All questions

Tax residence and fiscal domicile

i Corporate residence

Collective entities are considered resident in Luxembourg for tax purposes if they have their legal seat or their central administration therein. Therefore, for domestic tax law purposes, both collective entities incorporated in Luxembourg, and collective entities incorporated abroad but having their central administration in Luxembourg or having their registered office in Luxembourg, are considered resident therein for tax purposes.

The central administration of an entity is deemed to be located in Luxembourg if the direction of the entity's affairs is therein concentrated. The central administration should be determined on the basis of facts through a substance-over-form analysis; in this respect, the place where the central accounting and archives of an entity, as well as the place where the shareholders' and board meetings are held, are generally considered relevant.
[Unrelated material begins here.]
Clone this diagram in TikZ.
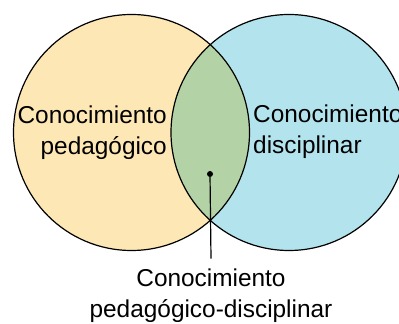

ii Branch or permanent establishment

A definition of PE is provided by domestic law to determine the minimum threshold of business activity a foreign taxpayer must reach in Luxembourg in order to be taxed therein on the income 'directly or indirectly realised' by the PE. The domestic definition of PE is broader than the Organisation for Economic Co-operation and Development (OECD) Model Convention definition, last updated in 2017, as it generally includes a 'place which serves for the operation of an established business', and therefore does not require that the business is realised 'through' such place. Further, the domestic definition includes places of purchase and sale of goods.

In the absence of specific provisions in domestic law regarding the allocation of profit to a PE (and thus the determination of taxable basis in Luxembourg), a PE should be considered as an entity separate from the foreign head office. OECD guidelines may serve as a source of interpretation there, such that, in a nutshell, the profits attributable to the PE are the profits that the PE would have derived if it were a separate and independent enterprise engaged in the same or similar activities under the same or similar conditions, taking into account the functions performed, assets used and risks assumed by the enterprise through the PE and through other parts of the enterprise.

Tax treaties signed by Luxembourg mainly follow the OECD Model Convention and limit the Luxembourg taxing rights of business income derived in Luxembourg by foreign taxpayers to income derived through a local PE. The income taxable in Luxembourg is only the income that is attributable to the PE (i.e., no force of attraction applies) net of the expenses that are thereto allocable. The majority of tax treaties signed by Luxembourg provide for the prohibition of discrimination in the tax treatment of local PEs of foreign taxpayers as compared with domestic companies.

A bill of law proposal is currently pending with the Luxembourg legislator, which, if implemented, could impact the recognition of a PE where a tax treaty is in force between Luxembourg and a foreign country. If the draft law is implemented without changes, the recognition of a taxable presence under the form of a PE in Luxembourg will not require its prior recognition under the domestic criteria. Furhtermore, the Luxembourg tax authorities would be entitled to request proof that the source country recognises a PE as well (tax returns, ruling, etc.). The impact of this provision is unclear at this stage.